Que se passa-t-il alors ? Le duc d’Anguien, en se présentant au Louvre, avait refusé de déposséder Guébriant de son commandement, mais s’était déclaré prêt à marcher à son secours ; il avait conféré avec les ministres, reçu les ordres du roi ; tout à coup on apprend qu’il est remplacé par le duc d’Angoulême. Eut-il quelque hésitation lorsqu’il vit reparaître la chimère des trois places en quarante jours ? Céda-t-il un moment aux suggestions de maint donneur d’avis, en essayant d’obtenir le remboursement de ses avances ou en mettant un haut prix au nouveau service qui lui était demandé ? On répandait dans le public que M. le Prince avait réclamé pour son fils le gouvernement de Languedoc. Mazarin, dans ses « carnets, » dit que M. le Prince désirait ce gouvernement pour lui-même, et qu’il offrait de céder la Bourgogne à son fils, à moins qu’on ne lui donnât la Champagne ; de son côté, M. le Duc aurait fait parler de Metz et des Trois-Évêchés ; et, à cette occasion, le cardinal se plaint de l’avidité de la maison de Condé.
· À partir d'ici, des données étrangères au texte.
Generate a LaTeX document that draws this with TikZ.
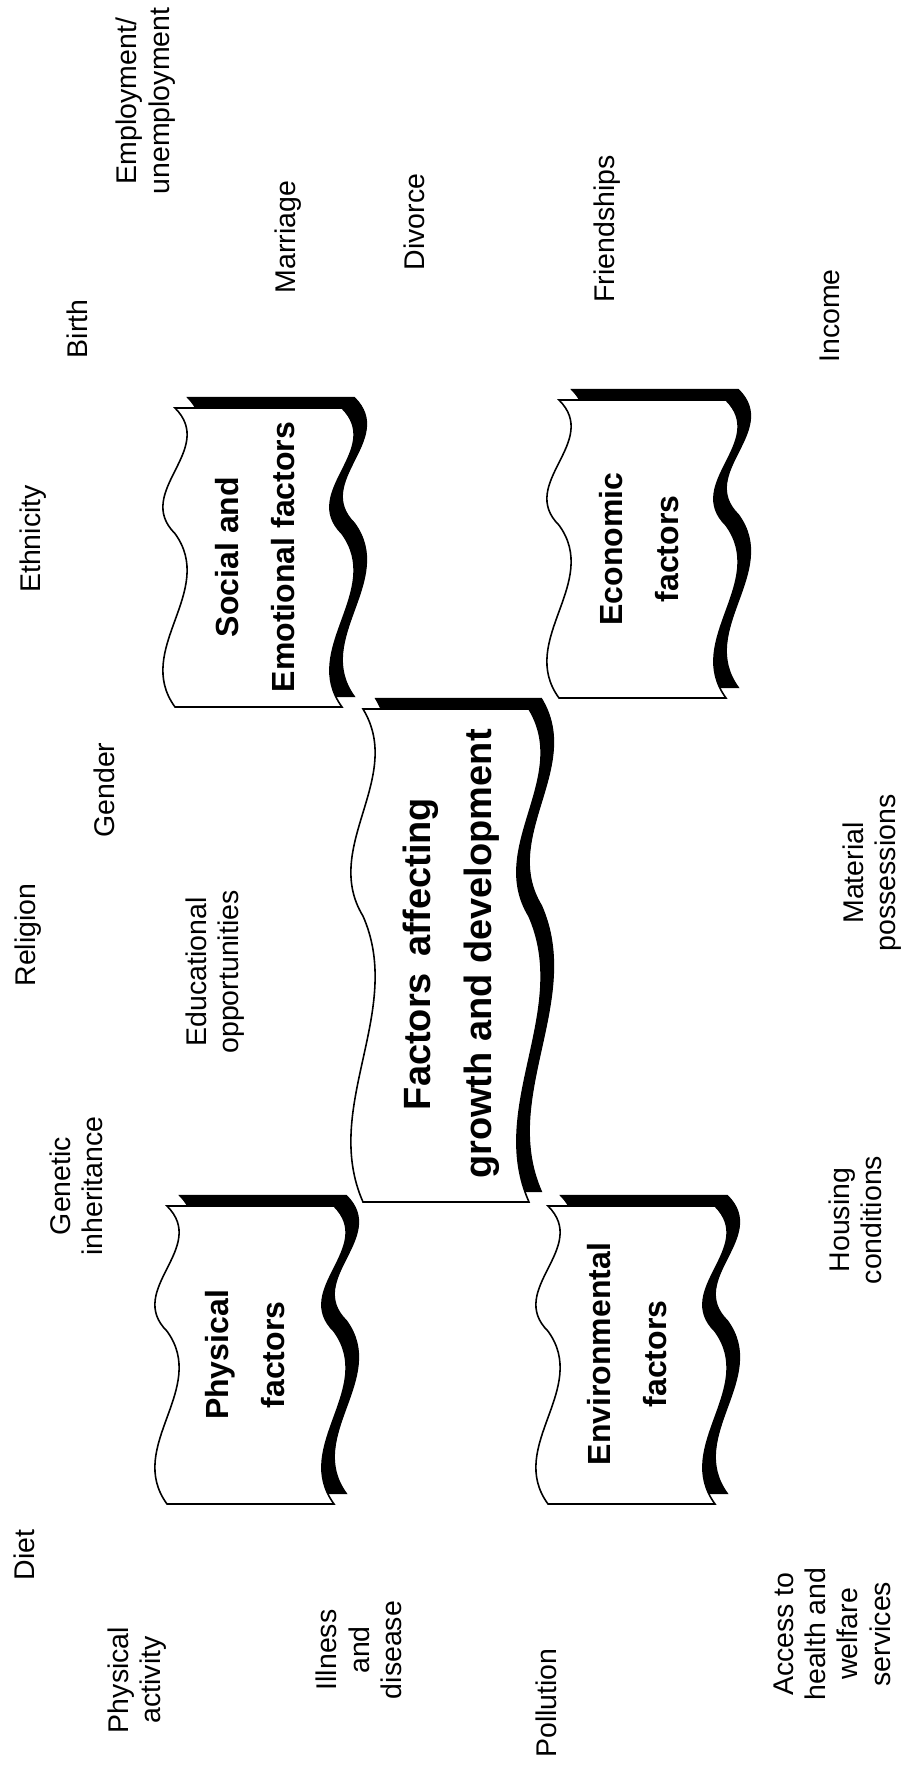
\documentclass[tikz,border=0pt]{standalone}
\usepackage{fontspec}
\setmainfont{Liberation Sans}
\newcommand{\wc}{42}
\newcommand{\wavepath}[4]{%
 ({#1},{#2}) -- ({#1+#3},{#2})
 .. controls ({#1+#3+\wc},{#2+0.14*#4}) and ({#1+#3-\wc},{#2+0.28*#4}) .. ({#1+#3},{#2+0.42*#4})
 .. controls ({#1+#3+\wc},{#2+0.6133*#4}) and ({#1+#3-\wc},{#2+0.8067*#4}) .. ({#1+#3},{#2+#4})
 -- ({#1},{#2+#4})
 .. controls ({#1-\wc},{#2+0.8067*#4}) and ({#1+\wc},{#2+0.6133*#4}) .. ({#1},{#2+0.42*#4})
 .. controls ({#1-\wc},{#2+0.28*#4}) and ({#1+\wc},{#2+0.14*#4}) .. ({#1},{#2}) -- cycle}
\newcommand{\banner}[4]{%
 \filldraw[black, line width=0.3pt] \wavepath{#1+12.5}{#2-10.5}{#3}{#4};
 \draw[fill=white, line width=0.45pt] \wavepath{#1}{#2}{#3}{#4};}
\tikzset{
 lab/.style={rotate=90, align=center, inner sep=0pt, font=\fontsize{8.1pt}{9.2pt}\selectfont},
 blab/.style={rotate=90, align=center, inner sep=0pt, font=\bfseries\fontsize{9.1pt}{15.9pt}\selectfont},
 clab/.style={rotate=90, align=center, inner sep=0pt, font=\bfseries\fontsize{10.8pt}{17.4pt}\selectfont}
}
\begin{document}
\begin{tikzpicture}[x=0.01cm, y=-0.01cm]
\useasboundingbox (0,0) rectangle (904,1771);
\fill[white] (0,0) rectangle (904,1771);
% banners
\banner{175}{408}{167}{299}
\banner{559}{400}{167}{298}
\banner{363}{709}{166}{493}
\banner{167}{1206}{167}{298}
\banner{548}{1206}{167}{298}
% banner labels
\node[blab] (social) at (255,557) {Social and\\Emotional factors};
\node[blab] (economic) at (639,549) {Economic\\factors};
\node[clab] (centre) at (451,954) {Factors\, affecting\\growth and development};
\node[blab] (physical) at (245,1355) {Physical\\factors};
\node[blab] (environmental) at (627,1354) {Environmental\\factors};
% free labels
\node[lab] (employment) at (145.5,101) {Employment/\\unemployment};
\node[lab] (birth) at (77,329) {Birth};
\node[lab] (marriage) at (288,237) {Marriage};
\node[lab] (divorce) at (414,222) {Divorce};
\node[lab] (friendships) at (607,229) {Friendships};
\node[lab] (income) at (830,316) {Income};
\node[lab] (ethnicity) at (33,539) {Ethnicity};
\node[lab] (religion) at (28,935) {Religion};
\node[lab] (gender) at (104,790) {Gender};
\node[lab] (educational) at (215,972) {Educational\\opportunities};
\node[lab] (genetic) at (76,1186) {Genetic\\inheritance};
\node[lab] (material) at (872,873) {Material\\possessions};
\node[lab] (housing) at (855,1220) {Housing\\conditions};
\node[lab] (diet) at (24,1555) {Diet};
\node[lab] (activity) at (137,1680) {Physical\\activity};
\node[lab] (illness) at (359,1650) {Illness\\and\\disease};
\node[lab] (pollution) at (546,1703) {Pollution};
\node[lab] (access) at (832,1634) {Access to\\health and\\welfare\\services};
\end{tikzpicture}
\end{document}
Sans doute, M. le Prince n’était pas un modèle de désintéressement, et son fils fut plus tard enflammé d’une ambition dont la hauteur ne s’était pas encore révélée ; mais en cette circonstance, les prétentions du père et du fils n’avaient rien d’arrogant, ni d’excessif ; car elles ne furent même pas formulées. Voici ce que nous lisons dans un court mémoire remis à ce moment même par M. le Prince à la régente : « Le duc d’Anguien a vécu dans l’espérance des bonnes volontés de la royne en faveur des services qu’il a rendus à l’estât, au roy et à elle ; mais il ne

  1. Note du 10 septembre. Membre du conseil de régence, M. le Prince était au courant, et d’ailleurs il avait été directement informé par Guébriant. (Lettre du 24 août.)